2009年5月15日、オペラ座で上演された『オネーギン』を最後に、オペラ座エトワールを引退。同公演には、クレールマリ・オスタ、マチアス・エイマン、ミリアム・ウード=ブラムらが共演した。また客席には、多くのエトワールの他、元オペラ座バレエ学校校長のクロード・ベッシーやコリオグラファーのピエール・ラコット、フランス文化相のクリスティーヌ・アルバネル[7]などの姿もあった。公演終了後、ルグリは全観衆から1時間半にわたってスタンディング・オベーションを受けた[8]。またこの時、芸術文化勲章(コマンドゥール)も授けられた[9]。

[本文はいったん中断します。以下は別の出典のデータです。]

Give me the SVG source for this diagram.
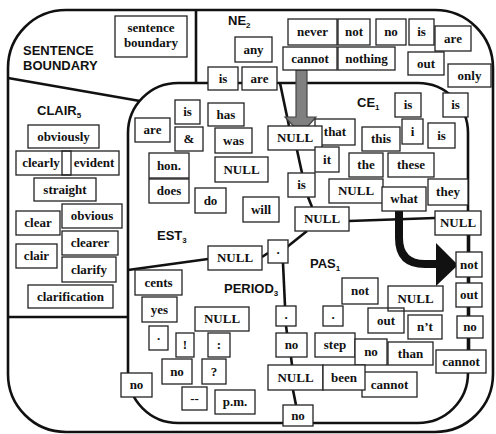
<svg xmlns="http://www.w3.org/2000/svg" width="496" height="434" viewBox="0 0 496 434">
<style>
.b rect{fill:#fff;stroke:#222;stroke-width:1.3}
.b text{font-family:"Liberation Serif",serif;font-weight:bold;font-size:13px;text-anchor:middle;fill:#111}
.lab{font-family:"Liberation Sans",Arial,sans-serif;font-weight:bold;font-size:13px;fill:#111}
.sub{font-size:8px}
.ln{fill:none;stroke:#111;stroke-width:2.6}
</style>
<rect width="496" height="434" fill="#fff"/>
<g id="regions">
<rect x="8" y="10" width="485" height="422" rx="58" class="ln"/>
<rect x="128" y="83" width="340" height="340" rx="50" class="ln"/>
</g>
<g id="connectors" class="ln">
<line x1="196" y1="10" x2="196" y2="83"/>
<line x1="8" y1="78" x2="140" y2="101"/>
<line x1="8" y1="317" x2="128" y2="317"/>
<line x1="280" y1="83" x2="289" y2="126"/>
<line x1="297" y1="150" x2="302" y2="173"/>
<line x1="308" y1="197" x2="312" y2="207"/>
<line x1="349" y1="221" x2="435" y2="218"/>
<line x1="307" y1="231" x2="287" y2="247"/>
<line x1="262" y1="257" x2="268" y2="253"/>
<line x1="128" y1="270" x2="208" y2="259"/>
<line x1="283" y1="263" x2="285" y2="306"/>
<line x1="286" y1="326" x2="287" y2="333"/>
<line x1="291" y1="357" x2="292" y2="365"/>
<line x1="293" y1="390" x2="296" y2="405"/>
<line x1="469" y1="235" x2="469" y2="350"/>
<path d="M399 211 V238 Q399 264 425 264 H440" stroke-width="8"/>
<polygon points="436,243 458,265 436,286" fill="#111" stroke="none"/>
<path d="M296 70 H307 V117 H316 L301 134 L285 117 H296 Z" fill="#808080" stroke="#444" stroke-width="1.2"/>
</g>
<g class="lab">
<text x="228" y="25">NE<tspan class="sub" dy="3">2</tspan></text>
<text x="23" y="55">SENTENCE</text>
<text x="23" y="70">BOUNDARY</text>
<text x="37" y="115">CLAIR<tspan class="sub" dy="3">5</tspan></text>
<text x="357" y="107">CE<tspan class="sub" dy="3">1</tspan></text>
<text x="157" y="240">EST<tspan class="sub" dy="3">3</tspan></text>
<text x="310" y="268">PAS<tspan class="sub" dy="3">1</tspan></text>
<text x="224" y="293">PERIOD<tspan class="sub" dy="3">3</tspan></text>
</g>
<g class="b">
<g id="sb"><rect x="115" y="16" width="72" height="41"/><text x="151" y="32">sentence</text><text x="151" y="47">boundary</text></g>
<g id="ne_any"><rect x="235" y="37" width="37" height="25"/><text x="253.5" y="54">any</text></g>
<g id="ne_is"><rect x="208" y="67" width="30" height="23"/><text x="223" y="83">is</text></g>
<g id="ne_are"><rect x="242" y="67" width="35" height="23"/><text x="259.5" y="83">are</text></g>
<g id="ne_never"><rect x="288" y="19" width="49" height="26"/><text x="312.5" y="36">never</text></g>
<g id="ne_not"><rect x="338" y="19" width="32" height="26"/><text x="354" y="36">not</text></g>
<g id="ne_no"><rect x="376" y="19" width="30" height="26"/><text x="391" y="36">no</text></g>
<g id="ne_is2"><rect x="409" y="19" width="25" height="26"/><text x="421.5" y="36">is</text></g>
<g id="ne_are2"><rect x="435" y="26" width="36" height="25"/><text x="453" y="43">are</text></g>
<g id="ne_cannot"><rect x="283" y="47" width="54" height="23"/><text x="310" y="63">cannot</text></g>
<g id="ne_nothing"><rect x="338" y="47" width="57" height="23"/><text x="366.5" y="63">nothing</text></g>
<g id="ne_out"><rect x="408" y="52" width="36" height="23"/><text x="426" y="68">out</text></g>
<g id="ne_only"><rect x="448" y="64" width="43" height="23"/><text x="469.5" y="80">only</text></g>

<g id="cl_obviously"><rect x="28" y="125" width="71" height="23"/><text x="63.5" y="141">obviously</text></g>
<g id="cl_clearly"><rect x="16" y="151" width="55" height="24"/><text x="41" y="167">clearly</text></g>
<g id="cl_evident"><rect x="62" y="151" width="57" height="24" style="fill:none"/><text x="94" y="167">evident</text></g>
<g id="cl_straight"><rect x="34" y="178" width="62" height="23"/><text x="65" y="194">straight</text></g>
<g id="cl_clear"><rect x="16" y="211" width="44" height="24"/><text x="38" y="227">clear</text></g>
<g id="cl_obvious"><rect x="62" y="204" width="60" height="24"/><text x="92" y="220">obvious</text></g>
<g id="cl_clearer"><rect x="62" y="231" width="56" height="24"/><text x="90" y="247">clearer</text></g>
<g id="cl_clair"><rect x="16" y="244" width="41" height="24"/><text x="36.5" y="260">clair</text></g>
<g id="cl_clarify"><rect x="62" y="257" width="54" height="25"/><text x="89" y="274">clarify</text></g>
<g id="cl_clarification"><rect x="28" y="285" width="85" height="23"/><text x="70.5" y="301">clarification</text></g>

<g id="est_are"><rect x="135" y="118" width="35" height="24"/><text x="152.5" y="134">are</text></g>
<g id="est_is"><rect x="175" y="100" width="25" height="24"/><text x="187.5" y="116">is</text></g>
<g id="est_amp"><rect x="175" y="127" width="28" height="24"/><text x="189" y="143">&amp;</text></g>
<g id="est_has"><rect x="208" y="103" width="36" height="23"/><text x="226" y="119">has</text></g>
<g id="est_was"><rect x="215" y="128" width="37" height="25"/><text x="233.5" y="145">was</text></g>
<g id="est_null"><rect x="215" y="157" width="53" height="25"/><text x="241.5" y="174">NULL</text></g>
<g id="est_hon"><rect x="149" y="153" width="40" height="25"/><text x="169" y="170">hon.</text></g>
<g id="est_does"><rect x="149" y="179" width="40" height="24"/><text x="169" y="195">does</text></g>
<g id="est_do"><rect x="195" y="188" width="31" height="25"/><text x="210.5" y="205">do</text></g>
<g id="est_will"><rect x="243" y="197" width="36" height="25"/><text x="261" y="214">will</text></g>

<g id="ce_that"><rect x="315" y="119" width="40" height="26"/><text x="335" y="136">that</text></g>
<g id="ch_null1"><rect x="268" y="126" width="54" height="24"/><text x="295" y="142">NULL</text></g>
<g id="ce_it"><rect x="315" y="147" width="24" height="25"/><text x="327" y="164">it</text></g>
<g id="ch_is"><rect x="288" y="173" width="27" height="24"/><text x="301.5" y="189">is</text></g>
<g id="ch_null2"><rect x="295" y="207" width="54" height="24"/><text x="322" y="223">NULL</text></g>
<g id="ce_is1"><rect x="395" y="93" width="26" height="24"/><text x="408" y="109">is</text></g>
<g id="ce_is2"><rect x="443" y="93" width="25" height="24"/><text x="455.5" y="109">is</text></g>
<g id="ce_i"><rect x="402" y="119" width="21" height="25"/><text x="412.5" y="136">i</text></g>
<g id="ce_this"><rect x="362" y="127" width="38" height="24"/><text x="381" y="143">this</text></g>
<g id="ce_is3"><rect x="428" y="123" width="27" height="25"/><text x="441.5" y="140">is</text></g>
<g id="ce_the"><rect x="349" y="153" width="34" height="24"/><text x="366" y="169">the</text></g>
<g id="ce_these"><rect x="388" y="153" width="46" height="24"/><text x="411" y="169">these</text></g>
<g id="ce_null"><rect x="329" y="179" width="54" height="24"/><text x="356" y="195">NULL</text></g>
<g id="ce_what"><rect x="382" y="187" width="44" height="24"/><text x="404" y="203">what</text></g>
<g id="ce_they"><rect x="428" y="179" width="40" height="26"/><text x="448" y="196">they</text></g>
<g id="ch_nullr"><rect x="435" y="211" width="46" height="24"/><text x="458" y="227">NULL</text></g>

<g id="r_not"><rect x="456" y="252" width="26" height="25"/><text x="469" y="269">not</text></g>
<g id="r_out"><rect x="456" y="283" width="26" height="24"/><text x="469" y="299">out</text></g>
<g id="r_no"><rect x="457" y="316" width="26" height="22"/><text x="470" y="331">no</text></g>
<g id="r_cannot"><rect x="436" y="350" width="50" height="23"/><text x="461" y="366">cannot</text></g>

<g id="pas_not"><rect x="342" y="278" width="36" height="26"/><text x="360" y="295">not</text></g>
<g id="pas_out"><rect x="368" y="308" width="36" height="25"/><text x="386" y="325">out</text></g>
<g id="pas_null"><rect x="388" y="286" width="55" height="25" style="fill:none"/><text x="415.5" y="303">NULL</text></g>
<g id="pas_nt"><rect x="408" y="315" width="34" height="24"/><text x="425" y="331">n’t</text></g>
<g id="pas_dot"><rect x="323" y="306" width="20" height="20"/><text x="333" y="319">.</text></g>
<g id="pas_step"><rect x="315" y="333" width="40" height="24"/><text x="335" y="349">step</text></g>
<g id="pas_no"><rect x="355" y="339" width="32" height="26"/><text x="371" y="356">no</text></g>
<g id="pas_than"><rect x="388" y="342" width="45" height="23"/><text x="410.5" y="358">than</text></g>
<g id="pas_cannot"><rect x="362" y="372" width="55" height="25"/><text x="389.5" y="389">cannot</text></g>

<g id="ch_dot1"><rect x="268" y="240" width="20" height="23"/><text x="278" y="254">.</text></g>
<g id="ch_null3"><rect x="208" y="246" width="54" height="24"/><text x="235" y="262">NULL</text></g>
<g id="ch_dot2"><rect x="276" y="306" width="20" height="20"/><text x="286" y="319">.</text></g>
<g id="ch_no"><rect x="276" y="333" width="31" height="24"/><text x="291.5" y="349">no</text></g>
<g id="ch_null4"><rect x="268" y="365" width="55" height="25"/><text x="295.5" y="382">NULL</text></g>
<g id="ch_been"><rect x="323" y="365" width="42" height="25"/><text x="344" y="382">been</text></g>
<g id="ch_no2"><rect x="283" y="405" width="30" height="21"/><text x="298" y="420">no</text></g>

<g id="pe_cents"><rect x="135" y="270" width="47" height="25"/><text x="158.5" y="287">cents</text></g>
<g id="pe_yes"><rect x="142" y="297" width="35" height="25"/><text x="159.5" y="314">yes</text></g>
<g id="pe_null"><rect x="195" y="307" width="54" height="24"/><text x="222" y="323">NULL</text></g>
<g id="pe_dot"><rect x="149" y="326" width="19" height="24"/><text x="158.5" y="340">.</text></g>
<g id="pe_excl"><rect x="176" y="333" width="18" height="24"/><text x="185" y="349">!</text></g>
<g id="pe_colon"><rect x="208" y="333" width="22" height="24"/><text x="219" y="349">:</text></g>
<g id="pe_no"><rect x="162" y="359" width="30" height="25"/><text x="177" y="376">no</text></g>
<g id="pe_q"><rect x="202" y="359" width="24" height="25"/><text x="214" y="376">?</text></g>
<g id="pe_dash"><rect x="182" y="387" width="25" height="23"/><text x="194.5" y="403">--</text></g>
<g id="pe_pm"><rect x="215" y="390" width="40" height="24"/><text x="235" y="406">p.m.</text></g>
<g id="pe_no2"><rect x="121" y="373" width="31" height="24"/><text x="136.5" y="389">no</text></g>
</g>
</svg>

2010年9月にウィーン国立歌劇場バレエ団芸術監督に就任。同バレエ団では、ヌレエフ振付『ドン・キホーテ』、『オネーギン』や、ジェローム・ロビンズに捧げられた『トリプル・ビル』などを上演している。
2015年7月に、「マニュエル・ルグリとウィーン国立バレエ団ダンサー 沖縄限定プレミアム公演」[10]と称してウィーン国立バレエ団からダンサー18名を引連れガラ公演を行った。会場を埋めた観客は演目ごとに大きな拍手を送り称賛し、[11]スタンディング・オベーションで公演を終えた。[12]
2016年3月に、初の全幕振付作品となる『海賊』をウィーン国立歌劇場バレエ団にて初演。
2018年10月に、ミラノ・スカラ座との共作で『シルヴィア』の全幕振付をウィーン国立歌劇場バレエ団にて初演。
2019年3月に、「マニュエル・ルグリ Stars in Blue~Ballet & Music~」を開催予定。パトリック・ド・バナに特別委嘱したルグリとオルガ・スミルノワの世界初共演の公開となる。[13]
2020年6月に10年間芸術監督を務めたウィーン国立歌劇場バレエ団を退任し、同年12月よりミラノ・スカラ座のバレエ監督に就任した。